Please write the listing below out again exactly, leaving every picture behind.

** begin DATA PROVIDED **

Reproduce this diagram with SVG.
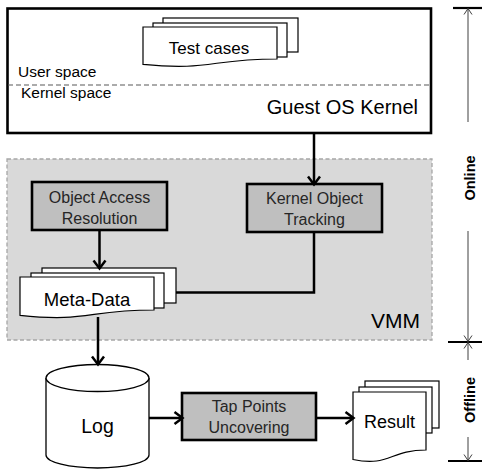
<svg xmlns="http://www.w3.org/2000/svg" width="482" height="469" viewBox="0 0 482 469">
<style>
text{font-family:"Liberation Sans",Arial,sans-serif;fill:#000}
.proc rect{fill:#bfbfbf;stroke:#000;stroke-width:2.6}
.proc text{fill:#262626;font-size:16px;text-anchor:middle}
.sheet{fill:#fff;stroke:#000;stroke-width:1.2}
.conn{fill:none;stroke:#000;stroke-width:2.5}
.tl{fill:none;stroke:#404040;stroke-width:1}
.bar{stroke:#000;stroke-width:2.2}
.side{font-size:14.5px;font-weight:bold;text-anchor:middle}
</style>
<defs>
<marker id="arr" viewBox="-2 -2 16 16" refX="8.5" refY="6" markerWidth="16" markerHeight="16" markerUnits="userSpaceOnUse" orient="auto">
<path d="M2,0 L10,6 L2,12" fill="none" stroke="#000" stroke-width="2.5"/>
</marker>
<marker id="tarr" viewBox="-1 -1 10 10" refX="7" refY="4" markerWidth="10" markerHeight="10" markerUnits="userSpaceOnUse" orient="auto">
<path d="M1,0 L7,4 L1,8" fill="none" stroke="#404040" stroke-width="1"/>
</marker>
</defs>

<g id="vmm">
<rect x="7" y="159" width="425" height="181" fill="#d9d9d9" stroke="#a6a6a6" stroke-width="1.3" stroke-dasharray="4 2.5"/>
<text x="420" y="328" font-size="21" text-anchor="end">VMM</text>
</g>

<g id="guest-os-kernel">
<rect x="7.5" y="8.5" width="423.5" height="124.5" fill="#fff" stroke="#000" stroke-width="2.6"/>
<line x1="8" y1="85" x2="430" y2="85" stroke="#595959" stroke-width="1.2" stroke-dasharray="5 3"/>
<text x="18" y="77" font-size="15.5">User space</text>
<text x="21" y="98" font-size="15.5">Kernel space</text>
<text x="418" y="114" font-size="20" text-anchor="end">Guest OS Kernel</text>
</g>

<g id="test-cases">
<rect class="sheet" x="163" y="18" width="135" height="34"/>
<rect class="sheet" x="153" y="23" width="134" height="34"/>
<path class="sheet" d="M143,27 H277 V59 C210,59 210,71 143,64.4 Z"/>
<text x="209" y="54" font-size="17" text-anchor="middle">Test cases</text>
</g>

<g id="object-access-resolution" class="proc">
<rect x="32" y="182" width="135" height="48"/>
<text x="99.5" y="202.5">Object Access</text>
<text x="99.5" y="224">Resolution</text>
</g>

<g id="kernel-object-tracking" class="proc">
<rect x="247" y="184" width="135" height="48"/>
<text x="314.5" y="203.5">Kernel Object</text>
<text x="314.5" y="225">Tracking</text>
</g>

<g id="meta-data">
<rect class="sheet" x="42" y="268" width="134" height="35"/>
<rect class="sheet" x="31" y="273" width="133" height="35"/>
<path class="sheet" d="M20,277 H154 V310 C87,310 87,322.5 20,315.3 Z"/>
<text x="87" y="306" font-size="18.5" text-anchor="middle">Meta-Data</text>
</g>

<g id="log">
<path d="M46,378 V455 A51.5,13 0 0 0 149,455 V378" fill="#fff" stroke="#000" stroke-width="1.3"/>
<ellipse cx="97.5" cy="378" rx="51.5" ry="13.5" fill="#fff" stroke="#000" stroke-width="1.3"/>
<text x="97.5" y="433" font-size="19.5" text-anchor="middle">Log</text>
</g>

<g id="tap-points-uncovering" class="proc">
<rect x="182" y="393" width="134" height="47"/>
<text x="249" y="412">Tap Points</text>
<text x="249" y="433">Uncovering</text>
</g>

<g id="result">
<rect class="sheet" x="365" y="381" width="74" height="47"/>
<rect class="sheet" x="359" y="387" width="73" height="46"/>
<path class="sheet" d="M353,392 H426 V450 C389.5,450 389.5,467 353,459.5 Z"/>
<text x="389.5" y="428" font-size="18" text-anchor="middle">Result</text>
</g>

<g id="timeline">
<line class="bar" x1="453" y1="8" x2="482" y2="8"/>
<line class="bar" x1="448" y1="342" x2="482" y2="342"/>
<line class="bar" x1="448" y1="461" x2="482" y2="461"/>
<line class="tl" x1="468" y1="122" x2="468" y2="8.5" marker-end="url(#tarr)"/>
<line class="tl" x1="468" y1="231" x2="468" y2="341.5" marker-end="url(#tarr)"/>
<line class="tl" x1="468" y1="360" x2="468" y2="342.5" marker-end="url(#tarr)"/>
<line class="tl" x1="468" y1="437" x2="468" y2="460.5" marker-end="url(#tarr)"/>
<text class="side" x="475" y="178" transform="rotate(-90 475 178)">Online</text>
<text class="side" x="475" y="400" transform="rotate(-90 475 400)">Offline</text>
</g>

<g id="connectors">
<line class="conn" x1="314" y1="133" x2="314" y2="183" marker-end="url(#arr)"/>
<line class="conn" x1="99.5" y1="230" x2="99.5" y2="267" marker-end="url(#arr)"/>
<polyline class="conn" points="314,232 314,292.5 176,292.5" stroke-width="2.2"/>
<line class="conn" x1="98" y1="317" x2="98" y2="363" marker-end="url(#arr)"/>
<line class="conn" x1="149" y1="418" x2="181" y2="418" marker-end="url(#arr)"/>
<line class="conn" x1="316" y1="418" x2="352" y2="418" marker-end="url(#arr)"/>
</g>
</svg>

** end DATA PROVIDED **

### WRITTEN REPLY
Reproduce this diagram with SVG.
<svg xmlns="http://www.w3.org/2000/svg" width="482" height="469" viewBox="0 0 482 469">
<style>
text{font-family:"Liberation Sans",Arial,sans-serif;fill:#000}
.proc rect{fill:#bfbfbf;stroke:#000;stroke-width:2.6}
.proc text{fill:#262626;font-size:16px;text-anchor:middle}
.sheet{fill:#fff;stroke:#000;stroke-width:1.2}
.conn{fill:none;stroke:#000;stroke-width:2.5}
.tl{fill:none;stroke:#404040;stroke-width:1}
.bar{stroke:#000;stroke-width:2.2}
.side{font-size:14.5px;font-weight:bold;text-anchor:middle}
</style>
<defs>
<marker id="arr" viewBox="-2 -2 16 16" refX="8.5" refY="6" markerWidth="16" markerHeight="16" markerUnits="userSpaceOnUse" orient="auto">
<path d="M2,0 L10,6 L2,12" fill="none" stroke="#000" stroke-width="2.5"/>
</marker>
<marker id="tarr" viewBox="-1 -1 10 10" refX="7" refY="4" markerWidth="10" markerHeight="10" markerUnits="userSpaceOnUse" orient="auto">
<path d="M1,0 L7,4 L1,8" fill="none" stroke="#404040" stroke-width="1"/>
</marker>
</defs>

<g id="vmm">
<rect x="7" y="159" width="425" height="181" fill="#d9d9d9" stroke="#a6a6a6" stroke-width="1.3" stroke-dasharray="4 2.5"/>
<text x="420" y="328" font-size="21" text-anchor="end">VMM</text>
</g>

<g id="guest-os-kernel">
<rect x="7.5" y="8.5" width="423.5" height="124.5" fill="#fff" stroke="#000" stroke-width="2.6"/>
<line x1="8" y1="85" x2="430" y2="85" stroke="#595959" stroke-width="1.2" stroke-dasharray="5 3"/>
<text x="18" y="77" font-size="15.5">User space</text>
<text x="21" y="98" font-size="15.5">Kernel space</text>
<text x="418" y="114" font-size="20" text-anchor="end">Guest OS Kernel</text>
</g>

<g id="test-cases">
<rect class="sheet" x="163" y="18" width="135" height="34"/>
<rect class="sheet" x="153" y="23" width="134" height="34"/>
<path class="sheet" d="M143,27 H277 V59 C210,59 210,71 143,64.4 Z"/>
<text x="209" y="54" font-size="17" text-anchor="middle">Test cases</text>
</g>

<g id="object-access-resolution" class="proc">
<rect x="32" y="182" width="135" height="48"/>
<text x="99.5" y="202.5">Object Access</text>
<text x="99.5" y="224">Resolution</text>
</g>

<g id="kernel-object-tracking" class="proc">
<rect x="247" y="184" width="135" height="48"/>
<text x="314.5" y="203.5">Kernel Object</text>
<text x="314.5" y="225">Tracking</text>
</g>

<g id="meta-data">
<rect class="sheet" x="42" y="268" width="134" height="35"/>
<rect class="sheet" x="31" y="273" width="133" height="35"/>
<path class="sheet" d="M20,277 H154 V310 C87,310 87,322.5 20,315.3 Z"/>
<text x="87" y="306" font-size="18.5" text-anchor="middle">Meta-Data</text>
</g>

<g id="log">
<path d="M46,378 V455 A51.5,13 0 0 0 149,455 V378" fill="#fff" stroke="#000" stroke-width="1.3"/>
<ellipse cx="97.5" cy="378" rx="51.5" ry="13.5" fill="#fff" stroke="#000" stroke-width="1.3"/>
<text x="97.5" y="433" font-size="19.5" text-anchor="middle">Log</text>
</g>

<g id="tap-points-uncovering" class="proc">
<rect x="182" y="393" width="134" height="47"/>
<text x="249" y="412">Tap Points</text>
<text x="249" y="433">Uncovering</text>
</g>

<g id="result">
<rect class="sheet" x="365" y="381" width="74" height="47"/>
<rect class="sheet" x="359" y="387" width="73" height="46"/>
<path class="sheet" d="M353,392 H426 V450 C389.5,450 389.5,467 353,459.5 Z"/>
<text x="389.5" y="428" font-size="18" text-anchor="middle">Result</text>
</g>

<g id="timeline">
<line class="bar" x1="453" y1="8" x2="482" y2="8"/>
<line class="bar" x1="448" y1="342" x2="482" y2="342"/>
<line class="bar" x1="448" y1="461" x2="482" y2="461"/>
<line class="tl" x1="468" y1="122" x2="468" y2="8.5" marker-end="url(#tarr)"/>
<line class="tl" x1="468" y1="231" x2="468" y2="341.5" marker-end="url(#tarr)"/>
<line class="tl" x1="468" y1="360" x2="468" y2="342.5" marker-end="url(#tarr)"/>
<line class="tl" x1="468" y1="437" x2="468" y2="460.5" marker-end="url(#tarr)"/>
<text class="side" x="475" y="178" transform="rotate(-90 475 178)">Online</text>
<text class="side" x="475" y="400" transform="rotate(-90 475 400)">Offline</text>
</g>

<g id="connectors">
<line class="conn" x1="314" y1="133" x2="314" y2="183" marker-end="url(#arr)"/>
<line class="conn" x1="99.5" y1="230" x2="99.5" y2="267" marker-end="url(#arr)"/>
<polyline class="conn" points="314,232 314,292.5 176,292.5" stroke-width="2.2"/>
<line class="conn" x1="98" y1="317" x2="98" y2="363" marker-end="url(#arr)"/>
<line class="conn" x1="149" y1="418" x2="181" y2="418" marker-end="url(#arr)"/>
<line class="conn" x1="316" y1="418" x2="352" y2="418" marker-end="url(#arr)"/>
</g>
</svg>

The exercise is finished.